--- Begin ---

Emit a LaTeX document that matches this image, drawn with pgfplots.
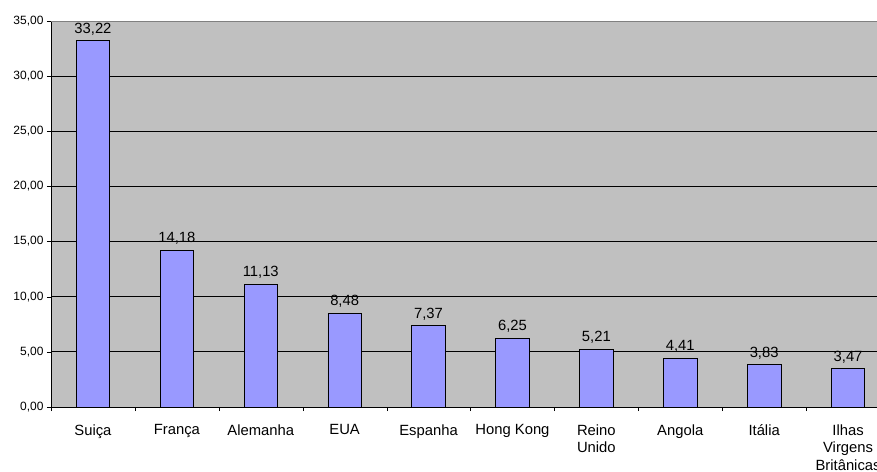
\documentclass[border=0pt]{standalone}
\usepackage{fontspec}
\setmainfont{Liberation Sans}
\usepackage{pgfplots}
\pgfplotsset{compat=1.18}
\definecolor{plotbg}{HTML}{C0C0C0}
\definecolor{barfill}{HTML}{9999FF}
\definecolor{topborder}{HTML}{808080}
\begin{document}
\begin{tikzpicture}
\begin{axis}[
  at={(0,0)}, anchor=south west,
  scale only axis,
  width=839pt, height=386pt,
  xmin=-0.5, xmax=9.5,
  ymin=0, ymax=35,
  axis lines*=left,
  axis line style={-,black},
  axis background/.style={fill=plotbg},
  ybar, bar width=33.5pt,
  xtick={0,...,9},
  xticklabels={Suiça, França, Alemanha, EUA, Espanha, Hong Kong, {Reino\\Unido}, Angola, Itália, {Ilhas\\Virgens\\Britânicas}},
  major x tick style={draw=none},
  minor xtick={-0.5,0.5,...,9.5},
  minor tick length=4pt,
  ytick={0,5,...,35},
  major tick length=4pt,
  tick align=outside,
  tick style={black},
  ymajorgrids,
  grid style={black, line width=0.8pt},
  /pgf/number format/.cd, use comma, fixed, fixed zerofill, precision=2, assume math mode=true,
  /pgfplots/.cd,
  yticklabel style={font=\fontsize{12}{14}\selectfont},
  xticklabel style={font=\fontsize{14.8}{17.5}\selectfont, align=center, yshift=-10pt},
  nodes near coords,
  every node near coord/.append style={font=\fontsize{14.8}{17}\selectfont, yshift=2pt},
]
\addplot[fill=barfill, draw=black, line width=0.8pt] coordinates {
  (0,33.22) (1,14.18) (2,11.13) (3,8.48) (4,7.37)
  (5,6.25) (6,5.21) (7,4.41) (8,3.83) (9,3.47)
};
\draw[topborder, line width=1.8pt] (rel axis cs:0,1) -- (rel axis cs:1,1);
\end{axis}
\pgfresetboundingbox
\path[use as bounding box] (-51pt,-64pt) rectangle (826pt,407pt);
\end{tikzpicture}
\end{document}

--- End ---

Copy the material above exactly and drop the pictures.

SOLUTION FOR THIS TASK
Emit a LaTeX document that matches this image, drawn with pgfplots.
\documentclass[border=0pt]{standalone}
\usepackage{fontspec}
\setmainfont{Liberation Sans}
\usepackage{pgfplots}
\pgfplotsset{compat=1.18}
\definecolor{plotbg}{HTML}{C0C0C0}
\definecolor{barfill}{HTML}{9999FF}
\definecolor{topborder}{HTML}{808080}
\begin{document}
\begin{tikzpicture}
\begin{axis}[
  at={(0,0)}, anchor=south west,
  scale only axis,
  width=839pt, height=386pt,
  xmin=-0.5, xmax=9.5,
  ymin=0, ymax=35,
  axis lines*=left,
  axis line style={-,black},
  axis background/.style={fill=plotbg},
  ybar, bar width=33.5pt,
  xtick={0,...,9},
  xticklabels={Suiça, França, Alemanha, EUA, Espanha, Hong Kong, {Reino\\Unido}, Angola, Itália, {Ilhas\\Virgens\\Britânicas}},
  major x tick style={draw=none},
  minor xtick={-0.5,0.5,...,9.5},
  minor tick length=4pt,
  ytick={0,5,...,35},
  major tick length=4pt,
  tick align=outside,
  tick style={black},
  ymajorgrids,
  grid style={black, line width=0.8pt},
  /pgf/number format/.cd, use comma, fixed, fixed zerofill, precision=2, assume math mode=true,
  /pgfplots/.cd,
  yticklabel style={font=\fontsize{12}{14}\selectfont},
  xticklabel style={font=\fontsize{14.8}{17.5}\selectfont, align=center, yshift=-10pt},
  nodes near coords,
  every node near coord/.append style={font=\fontsize{14.8}{17}\selectfont, yshift=2pt},
]
\addplot[fill=barfill, draw=black, line width=0.8pt] coordinates {
  (0,33.22) (1,14.18) (2,11.13) (3,8.48) (4,7.37)
  (5,6.25) (6,5.21) (7,4.41) (8,3.83) (9,3.47)
};
\draw[topborder, line width=1.8pt] (rel axis cs:0,1) -- (rel axis cs:1,1);
\end{axis}
\pgfresetboundingbox
\path[use as bounding box] (-51pt,-64pt) rectangle (826pt,407pt);
\end{tikzpicture}
\end{document}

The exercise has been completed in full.